Diabetes is a metabolic disease. For diabetics, the body does not produce or properly use insulin. Insulin is a hormone that is needed to convert sugar, starches, and other food into energy needed for daily living.
Veterans who are seeking disability compensation benefits
from the VA for diabetes, often see the same "canned" responses from the VA Regional Office.
Typically, there is a finding that the diabetes or symptoms of diabetes did not appear to a compensable degree within one year of discharge from the military.
The second most common error I see is when the VA Ratings Decision relies solely
on a medical opinion from a VA Medical Center Doctor who concludes that it would be pure speculation whether the present diagnosis of diabetes was caused by or connected to military service.

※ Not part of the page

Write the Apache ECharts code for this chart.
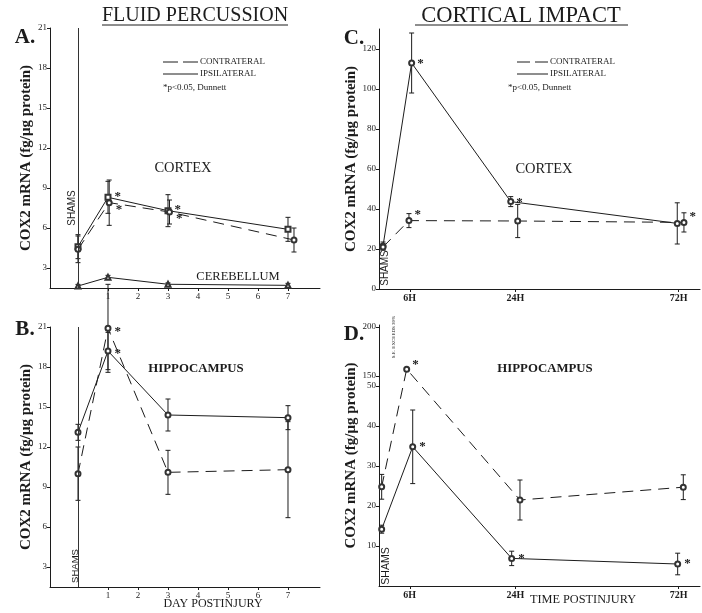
<!DOCTYPE html>
<html><head><meta charset="utf-8">
<script src="https://cdn.jsdelivr.net/npm/echarts@6/dist/echarts.min.js"></script>
<style>html,body{margin:0;padding:0;background:#fff}#c{width:702px;height:613px}</style>
</head><body><div id="c"></div>
<script>
// ---------- DATA ----------
// Fluid percussion (days postinjury; 0 = shams)
const dayPos = [0, 1, 3, 7];
const dayTicks = [1, 2, 3, 4, 5, 6, 7];
const fpYTicks = [3, 6, 9, 12, 15, 18, 21];

// A. cortex + cerebellum
const aIpsi = [4.6, 8.3, 7.3, 5.9];
const aIpsiErr = [0.9, 1.2, 1.2, 0.9];
const aContraPos = [0, 1.04, 3.05, 7.2];
const aContra = [4.4, 7.9, 7.2, 5.1];
const aContraErr = [1.0, 1.7, 0.9, 0.9];
const aCereb = [1.65, 2.3, 1.78, 1.7];
const aCerebErr = [0.12, 0.15, 0.1, 0.15];
const aIpsiSig = [0, 1, 1, 0];
const aContraSig = [0, 1, 1, 0];

// B. hippocampus
const bIpsi = [13.1, 19.2, 14.4, 14.2];
const bIpsiErr = [0.6, 1.4, 1.2, 0.9];
const bContra = [10.0, 20.9, 10.1, 10.3];
const bContraErr = [2.0, 3.3, 1.65, 3.6];
const bIpsiSig = [0, 1, 0, 0];
const bContraSig = [0, 1, 0, 0];

// Cortical impact (hours postinjury, positions on the drawn time axis)
const timeLabels = ['6H', '24H', '72H'];
const timeTickPos = [2.3, 10.2, 22.4];

// C. cortex
const cYTicks = [0, 20, 40, 60, 80, 100, 120];
const cIpsiPos = [0.3, 2.44, 9.85, 22.3];
const cIpsi = [21.5, 113, 43.7, 32.8];
const cIpsiErr = [2, 15, 2.5, 10.3];
const cContraPos = [0.3, 2.24, 10.37, 22.8];
const cContra = [21, 34.2, 34, 33.3];
const cContraErr = [1.5, 3.5, 8.3, 4.8];
const cIpsiSig = [0, 1, 1, 0];
const cContraSig = [0, 1, 0, 1];

// D. hippocampus (broken y axis 50 -> 150)
const dYTicksLow = [10, 20, 30, 40, 50];
const dYTicksHigh = [150, 200];
const dIpsiPos = [0.2, 2.52, 9.92, 22.33];
const dIpsi = [14.2, 34.8, 6.9, 5.5];
const dIpsiErr = [1, 9.2, 1.8, 2.7];
const dContraPos = [0.2, 2.07, 10.54, 22.75];
const dContra = [24.8, 157, 21.5, 24.7];
const dContraErr = [3.1, null, 5, 3.1];
const dIpsiSig = [0, 1, 1, 1];
const dContraSig = [0, 1, 0, 0];

// ---------- HELPERS ----------
const INK = '#1c1c1c';
const SERIF = '"Liberation Serif","DejaVu Serif",serif';
const SANS = '"Liberation Sans","DejaVu Sans",sans-serif';

// broken-axis mapping for panel D
const D_LOW_TOP = 50, D_HIGH_BOTTOM = 150, D_HIGH_BASE = 52.5, D_HIGH_SCALE = 0.245;
function dMap(v) { return v <= D_LOW_TOP ? v : D_HIGH_BASE + (v - D_HIGH_BOTTOM) * D_HIGH_SCALE; }
function dUnmap(v) { return v <= D_LOW_TOP + 0.01 ? v : Math.round(D_HIGH_BOTTOM + (v - D_HIGH_BASE) / D_HIGH_SCALE); }

function pts(xs, ys, sig, lab, map) {
  map = map || (v => v);
  return xs.map((x, i) => {
    const it = { value: [x, map(ys[i])] };
    if (sig && sig[i]) it.label = Object.assign({ show: true, formatter: '*' }, lab);
    return it;
  });
}
function errs(xs, ys, es, map) {
  map = map || (v => v);
  const out = [];
  xs.forEach((x, i) => { if (es[i] != null) out.push([x, map(ys[i] - es[i]), map(ys[i] + es[i])]); });
  return out;
}
function errRender(params, api) {
  const x = api.value(0), lo = api.value(1), hi = api.value(2);
  const a = api.coord([x, hi]), b = api.coord([x, lo]);
  const w = 2.5, st = { stroke: INK, lineWidth: 1 };
  return { type: 'group', children: [
    { type: 'line', shape: { x1: a[0], y1: a[1], x2: b[0], y2: b[1] }, style: st },
    { type: 'line', shape: { x1: a[0] - w, y1: a[1], x2: a[0] + w, y2: a[1] }, style: st },
    { type: 'line', shape: { x1: b[0] - w, y1: b[1], x2: b[0] + w, y2: b[1] }, style: st }
  ]};
}
function starLab(dx, dy) {
  return { position: 'right', distance: dx, offset: [0, dy], fontSize: 13, fontWeight: 'bold', fontFamily: SERIF, color: INK };
}
function lineSeries(idx, data, dashed, symbol, extra) {
  return Object.assign({
    type: 'line', xAxisIndex: idx, yAxisIndex: idx, data: data,
    symbol: symbol || 'emptyCircle', symbolSize: 5, showSymbol: true, showAllSymbol: true,
    lineStyle: { color: INK, width: 1, type: dashed ? [11, 7] : 'solid' },
    itemStyle: { color: '#333', borderWidth: 0.9 },
    label: { show: false }, z: 3, animation: false
  }, extra || {});
}
function errSeries(idx, data) {
  return { type: 'custom', xAxisIndex: idx, yAxisIndex: idx, data: data, renderItem: errRender,
    encode: { x: 0, y: [1, 2] }, clip: false, z: 2, animation: false };
}
const axisLineStyle = { show: true, onZero: false, lineStyle: { color: INK, width: 1 } };
function yAxisCfg(idx, min, max, ticks, fmt) {
  return {
    type: 'value', gridIndex: idx, min: min, max: max,
    axisLine: axisLineStyle, splitLine: { show: false },
    axisTick: { show: true, length: 3, customValues: ticks, lineStyle: { color: INK } },
    axisLabel: { customValues: ticks, fontSize: 9, fontFamily: SERIF, color: INK, margin: 3, formatter: fmt },
    name: 'COX2 mRNA (fg/\u03bcg protein)', nameLocation: 'middle', nameRotate: 90, nameGap: 15,
    nameTextStyle: { fontSize: 15, fontWeight: 'bold', fontFamily: SERIF, color: INK }
  };
}
function xAxisCfg(idx, min, max, ticks, fmt, bold) {
  return {
    type: 'value', gridIndex: idx, min: min, max: max,
    axisLine: axisLineStyle, splitLine: { show: false },
    axisTick: { show: true, length: 3, customValues: ticks, lineStyle: { color: INK } },
    axisLabel: { customValues: ticks, fontSize: bold ? 10 : 9, fontWeight: bold ? 'bold' : 'normal',
      fontFamily: SERIF, color: INK, margin: 4, formatter: fmt }
  };
}
const timeFmt = v => { const i = timeTickPos.findIndex(t => Math.abs(t - v) < 1e-6); return i >= 0 ? timeLabels[i] : ''; };

const vLine = { symbol: 'none', silent: true, label: { show: false },
  lineStyle: { color: '#333', type: 'solid', width: 1 }, data: [{ xAxis: 0 }] };

// ---------- GRAPHIC TEXT ----------
function txt(x, y, s, size, opts) {
  opts = opts || {};
  return { type: 'text', x: x, y: y, rotation: opts.rot || 0, silent: true,
    style: { text: s, x: 0, y: 0, fill: INK, align: opts.align || 'center', verticalAlign: 'middle',
      font: (opts.weight || 'normal') + ' ' + size + 'px ' + (opts.family || SERIF) } };
}
function ln(x1, y1, x2, y2, dash) {
  return { type: 'line', silent: true, shape: { x1, y1, x2, y2 },
    style: { stroke: INK, lineWidth: 1, lineDash: dash || null } };
}
const R90 = Math.PI / 2;
const graphic = [
  txt(195, 16, 'FLUID PERCUSSION', 20), ln(102, 25, 288, 25),
  txt(521, 16, 'CORTICAL IMPACT', 22.5), ln(415, 25, 628, 25),
  txt(25, 38, 'A.', 21, { weight: 'bold' }),
  txt(25, 330, 'B.', 21, { weight: 'bold' }),
  txt(354, 39, 'C.', 21, { weight: 'bold' }),
  txt(354, 335, 'D.', 21, { weight: 'bold' }),
  // legends
  ln(163, 62, 198, 62, [15, 5]), txt(200, 62, 'CONTRATERAL', 9, { align: 'left' }),
  ln(163, 74, 198, 74), txt(200, 74, 'IPSILATERAL', 9, { align: 'left' }),
  txt(163, 88, '*p<0.05, Dunnett', 9, { align: 'left' }),
  ln(517, 62, 548, 62, [13, 5]), txt(550, 62, 'CONTRATERAL', 9, { align: 'left' }),
  ln(517, 74, 548, 74), txt(550, 74, 'IPSILATERAL', 9, { align: 'left' }),
  txt(508, 88, '*p<0.05, Dunnett', 9, { align: 'left' }),
  // region labels
  txt(183, 168, 'CORTEX', 14.5),
  txt(238, 277, 'CEREBELLUM', 12.5),
  txt(544, 169, 'CORTEX', 14.5),
  txt(196, 369, 'HIPPOCAMPUS', 12.8, { weight: 'bold' }),
  txt(545, 369, 'HIPPOCAMPUS', 12.8, { weight: 'bold' }),
  // shams / notes
  txt(72, 208, 'SHAMS', 10, { rot: R90, family: SANS }),
  txt(75, 566, 'SHAMS', 9.5, { rot: R90, family: SANS }),
  txt(385, 268, 'SHAMS', 10, { rot: R90, family: SANS }),
  txt(386, 566, 'SHAMS', 10.5, { rot: R90, family: SANS }),
  txt(394, 337, 'S.E. EXCEEDS 30%', 5, { rot: R90 }),
  // axis titles
  txt(213, 604, 'DAY POSTINJURY', 12),
  txt(583, 600, 'TIME POSTINJURY', 12.3)
];

// ---------- OPTION ----------
const option = {
  backgroundColor: '#fff',
  animation: false,
  grid: [
    { left: 50, top: 28, width: 270, height: 260 },
    { left: 50, top: 327, width: 270, height: 260 },
    { left: 379, top: 29, width: 321, height: 260 },
    { left: 379, top: 325, width: 321, height: 261 }
  ],
  xAxis: [
    xAxisCfg(0, -0.933, 8.067, dayTicks),
    xAxisCfg(1, -0.933, 8.067, dayTicks),
    xAxisCfg(2, 0, 24, timeTickPos, timeFmt, true),
    xAxisCfg(3, 0, 24, timeTickPos, timeFmt, true)
  ],
  yAxis: [
    yAxisCfg(0, 1.5, 21, fpYTicks),
    yAxisCfg(1, 1.5, 21, fpYTicks),
    yAxisCfg(2, 0, 130, cYTicks),
    yAxisCfg(3, 0, 65.25, dYTicksLow.concat(dYTicksHigh).map(dMap), v => String(dUnmap(v)))
  ],
  graphic: graphic,
  series: [
    // A
    lineSeries(0, pts(dayPos, aIpsi, aIpsiSig, starLab(3, -1)), false, 'emptyRect', { markLine: vLine }),
    lineSeries(0, pts(aContraPos, aContra, aContraSig, starLab(3, 7)), true, 'emptyCircle'),
    lineSeries(0, pts(dayPos, aCereb), false, 'emptyTriangle'),
    errSeries(0, errs(dayPos, aIpsi, aIpsiErr)),
    errSeries(0, errs(aContraPos, aContra, aContraErr)),
    errSeries(0, errs(dayPos, aCereb, aCerebErr)),
    // B
    lineSeries(1, pts(dayPos, bIpsi, bIpsiSig, starLab(3, 3)), false, 'emptyCircle', { markLine: vLine }),
    lineSeries(1, pts(dayPos, bContra, bContraSig, starLab(3, 3)), true, 'emptyCircle'),
    errSeries(1, errs(dayPos, bIpsi, bIpsiErr)),
    errSeries(1, errs(dayPos, bContra, bContraErr)),
    // C
    lineSeries(2, pts(cIpsiPos, cIpsi, cIpsiSig, starLab(2, 1)), false, 'emptyCircle'),
    lineSeries(2, pts(cContraPos, cContra, cContraSig, starLab(2, -6)), true, 'emptyCircle'),
    errSeries(2, errs(cIpsiPos, cIpsi, cIpsiErr)),
    errSeries(2, errs(cContraPos, cContra, cContraErr)),
    // D
    lineSeries(3, pts(dIpsiPos, dIpsi, dIpsiSig, starLab(3, 0), dMap), false, 'emptyCircle'),
    lineSeries(3, pts(dContraPos, dContra, dContraSig, starLab(2, -4), dMap), true, 'emptyCircle'),
    errSeries(3, errs(dIpsiPos, dIpsi, dIpsiErr, dMap)),
    errSeries(3, errs(dContraPos, dContra, dContraErr, dMap))
  ]
};
const chart = echarts.init(document.getElementById('c'), null, { renderer: 'canvas' });
chart.setOption(option);
</script></body></html>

For Veterans who are trying to establish service connection for Diabetes, there are at many ways to skin the proverbial cat. Four (4) of them are described below.
First, the Veteran can show "direct service connection".
This is usually done by combing through the Veteran's military service records to find any indication of symptomatology of diabetes. Then, post service medical records and private medical records are scoured for any evidence that this symptomatology continued from discharge until diagnosis. When I am looking through medical records or the Veterans' C-File (Claims File) on behalf of the Veteran, I am looking for certain symptomatology.
For Type I Diabetes,I am looking for any indications in and after the Veteran's military service that indicate blood sugar levels that are consistent with a diagnosis of diabetes or approach diabetic levels, frequent urination, unusual thirst, extreme hunger, unusual weight loss, extreme fatigue and irritability.
For Type II Diabetes, I am looking in the Veterans military service treatment records, C-File, or post-service treatment records, for any of the Type I symptomatology, and also frequent infections, blurred vision, cuts/bruises that are slow to heal, tingling or numbness in the extremities, and/or recurring skin, gum or bladder infections.
With Type II Diabetes, it is important to note that in some situations, the Veteran may experience no symptomatology. This is a challenging situation that may require assistance from an accredited VA attorne.
Second the Veteran can show "secondary service connection". This is usually done by showing that some injury, which is already or can be service connected, is the cause of the Veteran's diabetes. I have seen many try to attempt this proof, and very few are successful. However, there are situations when it can, and should, be considered by the VA Regional Office before the issuance of the VA Ratings Decision.
Third, the Veteran can show "service connection by legal presumption." If Diabetes is diagnosed in service, or if the symptoms of Diabetes present to a compensable degree (10%) within one year of discharge, the Veteran's Diabetes will be presumed to be service-connected.
Fourth, certain Veterans that set foot on soil in Vietnam and were exposed to Agent Orange are entitled to another legal presumption. On November 9, 2000, the VA announced that Vietnam veterans with Type-II diabetes would now be eligible for disability compensation.